The Fed’s changes will likely mean that all interest rates will rise. Mortgage interest rates and borrowing costs for companies are already climbing. At the same time, bond values are falling, resulting in losses. These changes could mean reductions in home purchases and in falling home prices. Higher borrowing rates can lead businesses to become unwilling to borrow to expand. A lack of buyers for longer term bonds, which are the most sensitive to interest changes, is occurring.
Even against this backdrop, we witnessed a growth in hiring of 222,000 workers in June. With the increase in hiring, the unemployment level still rose to 4.4%, as more people decided to look for work. Unexpectedly, salaries remain flat for the year. Consumer confidence remains high as most people are not worried about getting a job or transitioning to a new job.

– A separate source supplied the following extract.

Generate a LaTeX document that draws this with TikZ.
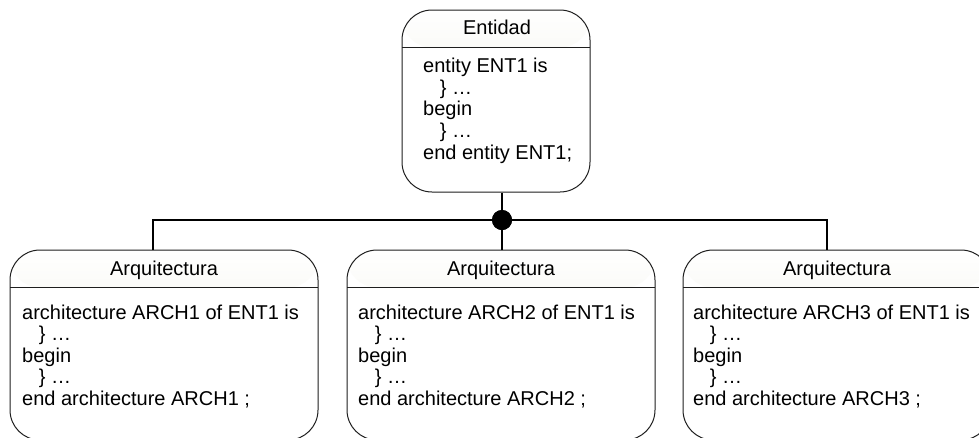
\documentclass[tikz,border=0pt]{standalone}
\usepackage{fontspec}
\setmainfont{Liberation Sans}
\definecolor{hdrshade}{RGB}{232,232,218}
\definecolor{outline}{RGB}{30,30,30}
\newcommand\bracedots{\hspace*{16.7pt}\}\ …}
\tikzset{
  statebox/.style={draw=outline, line width=1pt, fill=white, rounded corners=30pt,
    inner sep=0pt,
    path picture={
      \shade[top color=white, bottom color=hdrshade]
        (path picture bounding box.north west) rectangle
        ([yshift=-37.5pt]path picture bounding box.north east);
      \draw[outline, line width=1pt]
        ([yshift=-37.5pt]path picture bounding box.north west) --
        ([yshift=-37.5pt]path picture bounding box.north east);
    }},
  hdrlabel/.style={anchor=base, inner sep=0pt},
  bodyline/.style={anchor=base west, inner sep=0pt},
  wire/.style={line width=1.6pt, black},
  junction/.style={circle, fill=black, minimum size=20pt, inner sep=0pt}
}
\begin{document}
\begin{tikzpicture}[x=1pt, y=-1pt, font=\fontsize{20}{24}\selectfont]
\useasboundingbox (0,0) rectangle (979,437);
\clip (0,0) rectangle (979,437);

% connectors
\coordinate (jl) at (153,220);
\coordinate (jr) at (827,220);
\node[junction] (dot) at (502,220) {};

% boxes
\node[statebox, minimum width=188pt, minimum height=182pt] (ent) at (496,101) {};
\node[statebox, minimum width=308pt, minimum height=190pt] (arch1) at (164,345) {};
\node[statebox, minimum width=308pt, minimum height=190pt] (arch2) at (501,345) {};
\node[statebox, minimum width=308pt, minimum height=190pt] (arch3) at (837,345) {};

\draw[wire] (ent.south -| dot) -- (dot);
\draw[wire] (jl |- arch1.north) -- (jl) -- (jr) -- (jr |- arch3.north);
\draw[wire] (dot) -- (dot |- arch2.north);
\node[junction] at (dot) {};

% titles
\node[hdrlabel] (ent-t) at (497,34.3) {Entidad};
\node[hdrlabel] (arch1-t) at (164,275) {Arquitectura};
\node[hdrlabel] (arch2-t) at (501,275) {Arquitectura};
\node[hdrlabel] (arch3-t) at (837,275) {Arquitectura};

% bodies
\foreach \t [count=\i] in {entity ENT1 is, \bracedots, begin, \bracedots, end entity ENT1;}
  \node[bodyline] (ent-\i) at (423, 72.7 + 21.6*\i - 21.6) {\t};
\foreach \t [count=\i] in {architecture ARCH1 of ENT1 is, \bracedots, begin, \bracedots, end architecture ARCH1 ;}
  \node[bodyline] (arch1-\i) at (22, 319 + 21.6*\i - 21.6) {\t};
\foreach \t [count=\i] in {architecture ARCH2 of ENT1 is, \bracedots, begin, \bracedots, end architecture ARCH2 ;}
  \node[bodyline] (arch2-\i) at (358, 319 + 21.6*\i - 21.6) {\t};
\foreach \t [count=\i] in {architecture ARCH3 of ENT1 is, \bracedots, begin, \bracedots, end architecture ARCH3 ;}
  \node[bodyline] (arch3-\i) at (693, 319 + 21.6*\i - 21.6) {\t};
\end{tikzpicture}
\end{document}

The new administration had promised major tax cuts for businesses. Given the gridlock in Washington, the markets are no longer expecting much in the way of tax relief. The Federal Government promises to spend on infrastructure appear to be greatly diminished. The economy continues to chug along, growing at a tepid rate without government help, but still growing. Perhaps slow and steady is not so bad.
In looking at the coming quarter, I wonder if, in the short run, we might see corrections to both the stock and bond markets. Looking at the longer term, this economy, which continues growing ever so slowly, will continue to grow well into the future. Businesses continue to absorb new workers, and unemployment remains below 5%. Hopefully the Fed will not do anything to stall the economy, and perhaps, just perhaps, the government can get it together and do some things that will boost the rate of growth. Low cost oil and gas is a big benefit to manufacturers and to overseas shipments of U.S. energy. These oil and gas shipments, especially to China, have helped the U.S. balance of payments. I think we have a great deal to be thankful for.